One approach Morris and her colleagues refined was the use of “precision irrigation,” she said. Too much watering among some farms led to excess runoff including nitrogen from fertilizers that fed into local canals and the Indian River Lagoon.
“You water only enough to give your trees what they need to grow and give you the highest yield,” she said. “The common practice was just to water as much as possible, but then it just runs the nutrients out of the soil.”
She added, “the generational farmers, that have been here forever and ever, they’re the ones who figured that out.”

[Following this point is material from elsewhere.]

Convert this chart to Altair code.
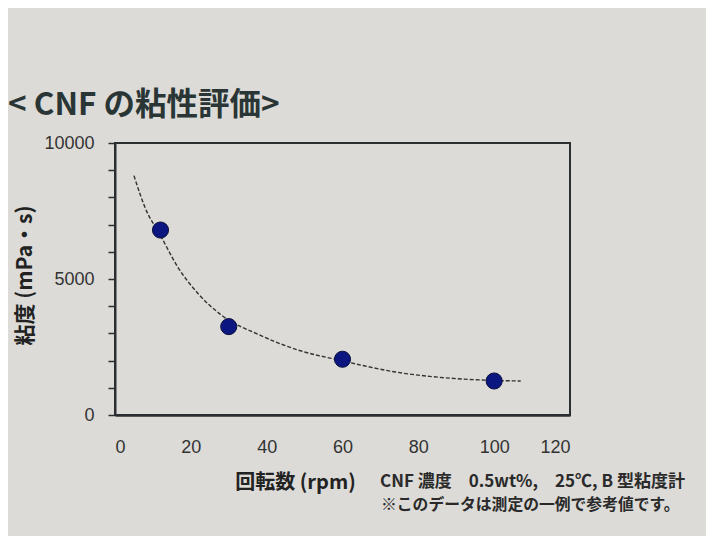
import altair as alt
import pandas as pd

# measured points (rpm, viscosity mPa·s)
rpm = [12, 30, 60, 100]
viscosity = [6800, 3250, 2050, 1250]

# dashed trend curve
curve_x = [5, 8, 12, 16.5, 22, 28, 38, 48, 60, 66, 74, 83, 92, 100, 107]
curve_y = [8800, 7600, 6600, 5450, 4450, 3680, 2950, 2400, 1990, 1800, 1580, 1420, 1320, 1270, 1250]

x_ticks = [0, 20, 40, 60, 80, 100, 120]
y_ticks = [0, 1000, 2000, 3000, 4000, 5000, 6000, 7000, 8000, 9000, 10000]

title_text = "< CNF の粘性評価>"
x_title = "回転数 (rpm)"
y_title = "粘度 (mPa・s)"
note1 = "CNF 濃度　0.5wt%,　25℃,  B 型粘度計"
note2 = "※このデータは測定の一例で参考値です。"

pts = pd.DataFrame({"rpm": rpm, "v": viscosity})
crv = pd.DataFrame({"rpm": curve_x, "v": curve_y})

JP = "Noto Sans CJK JP"
NUM = "Liberation Sans"
INK = "#2b2f30"

xscale = alt.Scale(domain=[0, 120], nice=False)
yscale = alt.Scale(domain=[0, 10000], nice=False)

xaxis = alt.Axis(
    values=x_ticks, ticks=False, grid=False, title=x_title, labelOverlap=False,
    labelFont=NUM, labelFontSize=18, labelColor="#333", labelPadding=23,
    titleFont=JP, titleFontSize=20, titleFontWeight="bold", titleColor="#222",
    titleX=180, titleY=67, titleBaseline="middle", titleAnchor="middle",
    domainColor=INK, domainWidth=2.5,
)
yaxis = alt.Axis(
    values=y_ticks, format="d", grid=False, title=y_title, labelOverlap=False,
    labelExpr="datum.value % 5000 == 0 ? datum.label : ''",
    labelFont=NUM, labelFontSize=18, labelColor="#333", labelPadding=14,
    tickSize=7, tickColor=INK, tickWidth=1.5,
    titleFont=JP, titleFontSize=21, titleFontWeight="bold", titleColor="#222",
    titleX=-90, titleY=132, titleAngle=-90, titleBaseline="middle", titleAnchor="middle",
    domainColor=INK, domainWidth=2,
)

line = alt.Chart(crv).mark_line(
    color="#333", strokeWidth=1.4, strokeDash=[4, 2], interpolate="monotone"
).encode(
    x=alt.X("rpm:Q", scale=xscale, axis=xaxis),
    y=alt.Y("v:Q", scale=yscale, axis=yaxis),
)

points = alt.Chart(pts).mark_point(
    filled=True, size=260, color="#0c1680", opacity=1, stroke="#0a0f3a", strokeWidth=1
).encode(
    x=alt.X("rpm:Q", scale=xscale, axis=xaxis),
    y=alt.Y("v:Q", scale=yscale, axis=yaxis),
)

one = alt.InlineData(values=[{"a": 1}])

title = alt.Chart(one).mark_text(
    text=title_text, x=-107, y=-37, align="left", baseline="middle",
    font=JP, fontSize=31.5, fontWeight="bold", color="#2a3535",
)
n1 = alt.Chart(one).mark_text(
    text=note1, x=265, y=339, align="left", baseline="middle",
    font=JP, fontSize=17, fontWeight="bold", color="#2a2a2a",
)
n2 = alt.Chart(one).mark_text(
    text=note2, x=266, y=362, align="left", baseline="middle",
    font=JP, fontSize=15.8, fontWeight="bold", color="#2a2a2a",
)

chart = alt.layer(line, points, title, n1, n2).properties(
    width=455, height=272,
    autosize=alt.AutoSizeParams(type="none"),
    padding={"left": 107, "top": 135, "right": 136, "bottom": 121},
    background="#dcdbd7",
).configure_view(stroke=INK, strokeWidth=2)

chart.save("out.html", embed_options={"renderer": "svg", "actions": False})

Ute Albrecht, Ph.D., presented work among trees injected with oxytetracycline (OTC), an antibiotic used to stave off greening. Her team traced several trees injected with the substance to determine how much would be enough to give fruit in a three-year period.
According to studies Albrecht presented, each of the five trees surveyed yielded approximately 100 pounds of fruit. Trees in a control group without OTC gave baseline totals between 80 and 100 pounds; trees with the highest OTC concentration gave a more consistent average of around 120 pounds with less room for error.
Fruit yields decreased drastically by December 2024, owing to Hurricane Milton. “We lost about 50 percent of our fruit,” Albrecht said, adding her study found the control trees suffered the most damage compared to a range of OTC trees.
The crop rebounded by “almost triple” that total by January 2026, Albrecht said. The control trees still gave a weaker yield while those with the highest OTC concentration gave nearly 150 pounds worth of fruit on average.
Caution still remained as advancements in citrus health still had room to develop.
“I would advise against just mixing things with OTC until you have proven (it) actually works,” Albrecht said, adding a recommendation that growers follow directions on injection.
“You can, hopefully, stay in business until we have the ‘tree of the future,’” through genetic modification or other means.